## Task requirements
Write out the listing beneath this instruction in its entirety, exactly as it reads.

Charts and diagrams as code:
[Begin]

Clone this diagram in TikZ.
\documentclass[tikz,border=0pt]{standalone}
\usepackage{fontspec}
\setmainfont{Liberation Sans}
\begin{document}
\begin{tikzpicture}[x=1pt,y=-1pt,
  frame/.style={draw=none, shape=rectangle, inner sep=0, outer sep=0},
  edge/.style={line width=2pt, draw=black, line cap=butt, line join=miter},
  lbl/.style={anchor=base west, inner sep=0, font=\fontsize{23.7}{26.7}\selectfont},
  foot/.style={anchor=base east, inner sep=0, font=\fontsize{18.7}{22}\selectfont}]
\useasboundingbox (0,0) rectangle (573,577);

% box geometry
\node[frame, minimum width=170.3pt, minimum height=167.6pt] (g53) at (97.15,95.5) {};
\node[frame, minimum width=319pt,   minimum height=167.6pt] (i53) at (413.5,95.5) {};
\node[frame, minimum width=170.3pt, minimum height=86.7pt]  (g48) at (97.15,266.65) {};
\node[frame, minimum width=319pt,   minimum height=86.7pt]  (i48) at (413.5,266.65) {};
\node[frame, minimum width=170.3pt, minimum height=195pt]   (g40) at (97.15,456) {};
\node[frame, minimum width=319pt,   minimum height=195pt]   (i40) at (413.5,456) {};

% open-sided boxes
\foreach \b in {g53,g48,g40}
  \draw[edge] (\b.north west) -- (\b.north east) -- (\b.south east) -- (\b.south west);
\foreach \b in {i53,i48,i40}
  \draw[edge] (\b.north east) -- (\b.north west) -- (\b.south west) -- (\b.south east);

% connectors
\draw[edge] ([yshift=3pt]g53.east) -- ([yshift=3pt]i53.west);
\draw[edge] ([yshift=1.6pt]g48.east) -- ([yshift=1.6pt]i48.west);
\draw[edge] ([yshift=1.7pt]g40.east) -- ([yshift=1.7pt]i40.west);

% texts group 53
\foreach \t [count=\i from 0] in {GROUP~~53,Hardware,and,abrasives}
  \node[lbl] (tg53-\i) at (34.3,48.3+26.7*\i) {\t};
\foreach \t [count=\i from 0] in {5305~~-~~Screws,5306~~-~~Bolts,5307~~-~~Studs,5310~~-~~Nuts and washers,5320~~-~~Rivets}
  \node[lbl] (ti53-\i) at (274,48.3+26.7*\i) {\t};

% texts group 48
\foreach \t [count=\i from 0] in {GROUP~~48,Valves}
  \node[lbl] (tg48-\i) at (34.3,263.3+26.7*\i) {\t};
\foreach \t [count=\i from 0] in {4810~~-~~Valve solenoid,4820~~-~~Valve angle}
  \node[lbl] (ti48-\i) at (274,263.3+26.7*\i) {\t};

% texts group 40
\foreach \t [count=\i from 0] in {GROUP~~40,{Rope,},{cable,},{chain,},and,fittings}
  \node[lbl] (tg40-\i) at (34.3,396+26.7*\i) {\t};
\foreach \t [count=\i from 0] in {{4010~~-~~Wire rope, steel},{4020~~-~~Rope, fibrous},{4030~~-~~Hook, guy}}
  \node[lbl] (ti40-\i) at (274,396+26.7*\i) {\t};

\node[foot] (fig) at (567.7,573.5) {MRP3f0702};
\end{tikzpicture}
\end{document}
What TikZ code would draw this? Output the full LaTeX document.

[End]

## Problem solution
Clone this diagram in TikZ.
\documentclass[tikz,border=0pt]{standalone}
\usepackage{fontspec}
\setmainfont{Liberation Sans}
\begin{document}
\begin{tikzpicture}[x=1pt,y=-1pt,
  frame/.style={draw=none, shape=rectangle, inner sep=0, outer sep=0},
  edge/.style={line width=2pt, draw=black, line cap=butt, line join=miter},
  lbl/.style={anchor=base west, inner sep=0, font=\fontsize{23.7}{26.7}\selectfont},
  foot/.style={anchor=base east, inner sep=0, font=\fontsize{18.7}{22}\selectfont}]
\useasboundingbox (0,0) rectangle (573,577);

% box geometry
\node[frame, minimum width=170.3pt, minimum height=167.6pt] (g53) at (97.15,95.5) {};
\node[frame, minimum width=319pt,   minimum height=167.6pt] (i53) at (413.5,95.5) {};
\node[frame, minimum width=170.3pt, minimum height=86.7pt]  (g48) at (97.15,266.65) {};
\node[frame, minimum width=319pt,   minimum height=86.7pt]  (i48) at (413.5,266.65) {};
\node[frame, minimum width=170.3pt, minimum height=195pt]   (g40) at (97.15,456) {};
\node[frame, minimum width=319pt,   minimum height=195pt]   (i40) at (413.5,456) {};

% open-sided boxes
\foreach \b in {g53,g48,g40}
  \draw[edge] (\b.north west) -- (\b.north east) -- (\b.south east) -- (\b.south west);
\foreach \b in {i53,i48,i40}
  \draw[edge] (\b.north east) -- (\b.north west) -- (\b.south west) -- (\b.south east);

% connectors
\draw[edge] ([yshift=3pt]g53.east) -- ([yshift=3pt]i53.west);
\draw[edge] ([yshift=1.6pt]g48.east) -- ([yshift=1.6pt]i48.west);
\draw[edge] ([yshift=1.7pt]g40.east) -- ([yshift=1.7pt]i40.west);

% texts group 53
\foreach \t [count=\i from 0] in {GROUP~~53,Hardware,and,abrasives}
  \node[lbl] (tg53-\i) at (34.3,48.3+26.7*\i) {\t};
\foreach \t [count=\i from 0] in {5305~~-~~Screws,5306~~-~~Bolts,5307~~-~~Studs,5310~~-~~Nuts and washers,5320~~-~~Rivets}
  \node[lbl] (ti53-\i) at (274,48.3+26.7*\i) {\t};

% texts group 48
\foreach \t [count=\i from 0] in {GROUP~~48,Valves}
  \node[lbl] (tg48-\i) at (34.3,263.3+26.7*\i) {\t};
\foreach \t [count=\i from 0] in {4810~~-~~Valve solenoid,4820~~-~~Valve angle}
  \node[lbl] (ti48-\i) at (274,263.3+26.7*\i) {\t};

% texts group 40
\foreach \t [count=\i from 0] in {GROUP~~40,{Rope,},{cable,},{chain,},and,fittings}
  \node[lbl] (tg40-\i) at (34.3,396+26.7*\i) {\t};
\foreach \t [count=\i from 0] in {{4010~~-~~Wire rope, steel},{4020~~-~~Rope, fibrous},{4030~~-~~Hook, guy}}
  \node[lbl] (ti40-\i) at (274,396+26.7*\i) {\t};

\node[foot] (fig) at (567.7,573.5) {MRP3f0702};
\end{tikzpicture}
\end{document}
What TikZ code would draw this? Output the full LaTeX document.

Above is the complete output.